Un prezzo spesso pagato creando debiti difficilmente esigibili, se non in una vita che deve diventare al più presto reale e non solo una ipotesi lontana nel tempo e nello spazio. Tra questi conti economici, altro sospiro che si leva in questo lembo di Alpi, non occorre dimenticare il costo dell’assistenza.
Nel Comune di Oulx questo costo è facilmente reperibile per una struttura, quella istituzionale inserita un piano di progettualità condivisa, mentre per l’altra struttura le valutazioni si fanno complesse essendo il prodotto di un volontariato che non solo si preoccupa del prossimo ma che occupa un luogo, prossimo al cammino, resuscitato da una annosa inutilità. Come associazione culturale ci permettiamo di suggerire che se i servizi erogati nella loro totalità ed interezza dovessero essere integralmente pagati dalla società o dalle strutture alimentate dalla nostre tasse il costo non sarebbe limitato. Nel bilancio economico allora mettiamo in conto le vite salvate, i disordini sociali evitati e la silenziosità ed invisibilità di un transito, di una migrazione di circa 4.000 persone in pochi mesi di questo inverno semaforico.
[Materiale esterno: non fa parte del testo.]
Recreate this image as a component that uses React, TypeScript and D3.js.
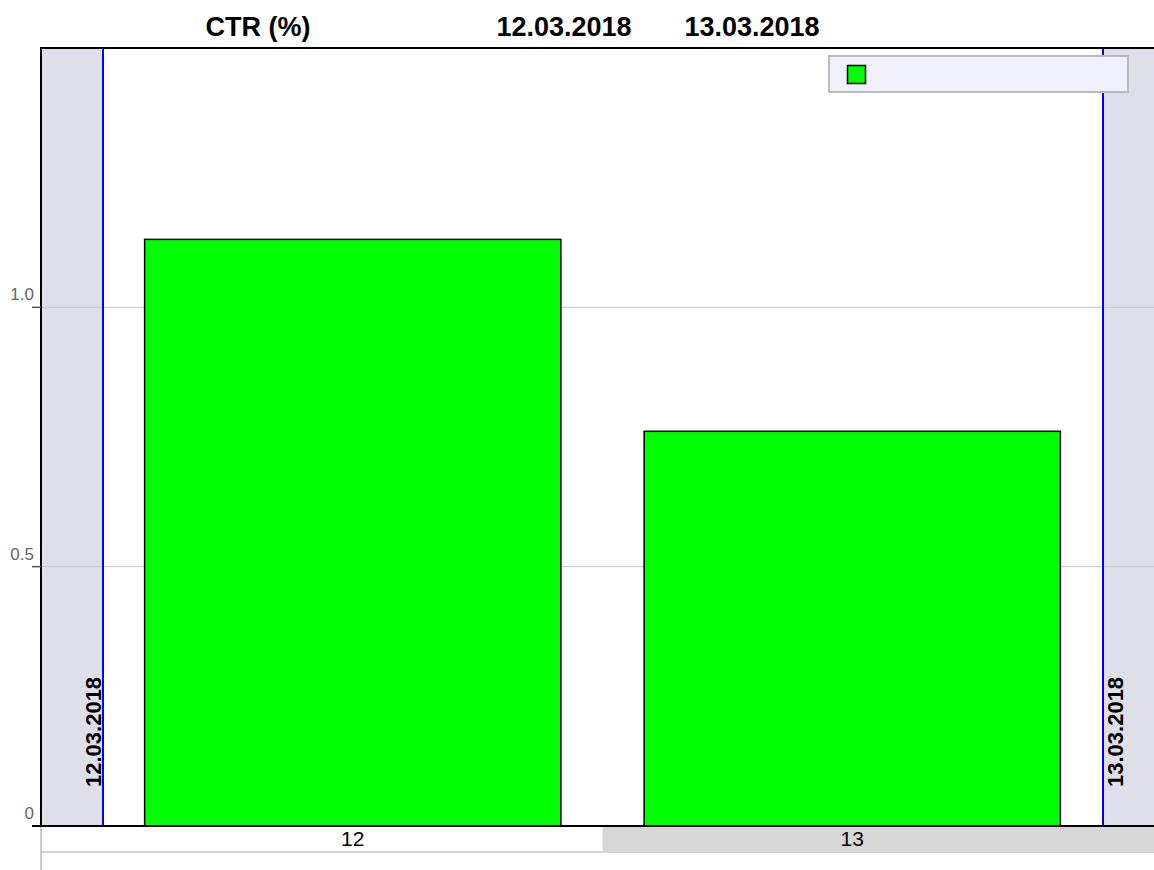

Ricordiamolo ancora: 4.000 persone in cammino non sono poche. Il quadro complessivo è molto articolato e non è compito di Casa delle Culture dirimere le problematiche esposte. In questa Odissea di persone, di umanità in difficoltà ci sono già troppe caverne abitate da tanti Polifemo, che non hanno paura di contarsi, come le pecore dei loro greggi.
Tanti sono i Proci, che gioiscono sperando che l’attesa di Penelope sia vana, regalando buoni consigli. Sia concessa una valutazione: in assenza della tante Nausiche che danno una mano, che accompagnano, che regalano un respiro di umanità, questo cammino, questa Odissea silenziosa, ordinata e tutto sommato relativamente sicura, potrebbe non essere più così.
L’Amministrazione di Oulx, le amministrazioni comunali troppo spesso vengono lasciate sole a cercare di capire da che parte arrivi il canto delle Sirene. Ci piace pensare che alla fine il loro canto non sia altro che un aiuto, un auspicio alla riflessione più vera e più intima in ognuno di noi su ciò che sia utile e proficuo in questo cammino di speranza.
Ed allora la nostra associazione vuole con questo prolisso comunicato, dare una mano a chi aiuta, chi assiste questo cammino, auspicando che in Oulx, si continui ad erogare questo servizio di assistenza, articolato, complesso, difficile e faticoso, con le differenze e con le peculiarità che ad oggi lo caratterizzano e che rappresentano una risorsa, una necessità, che altri non avrebbero modo e voglia di garantire.
Sia permessa una ultima riflessione: il termine Cammino è odioso, lega il passo ad una necessità, ad una fede, ad un disegno di altri, ad una speranza. Quando verrà il tempo in cui il passo potrà essere libero e leggero, senza un dovere, un percorso predefinito, una speranza da inseguire?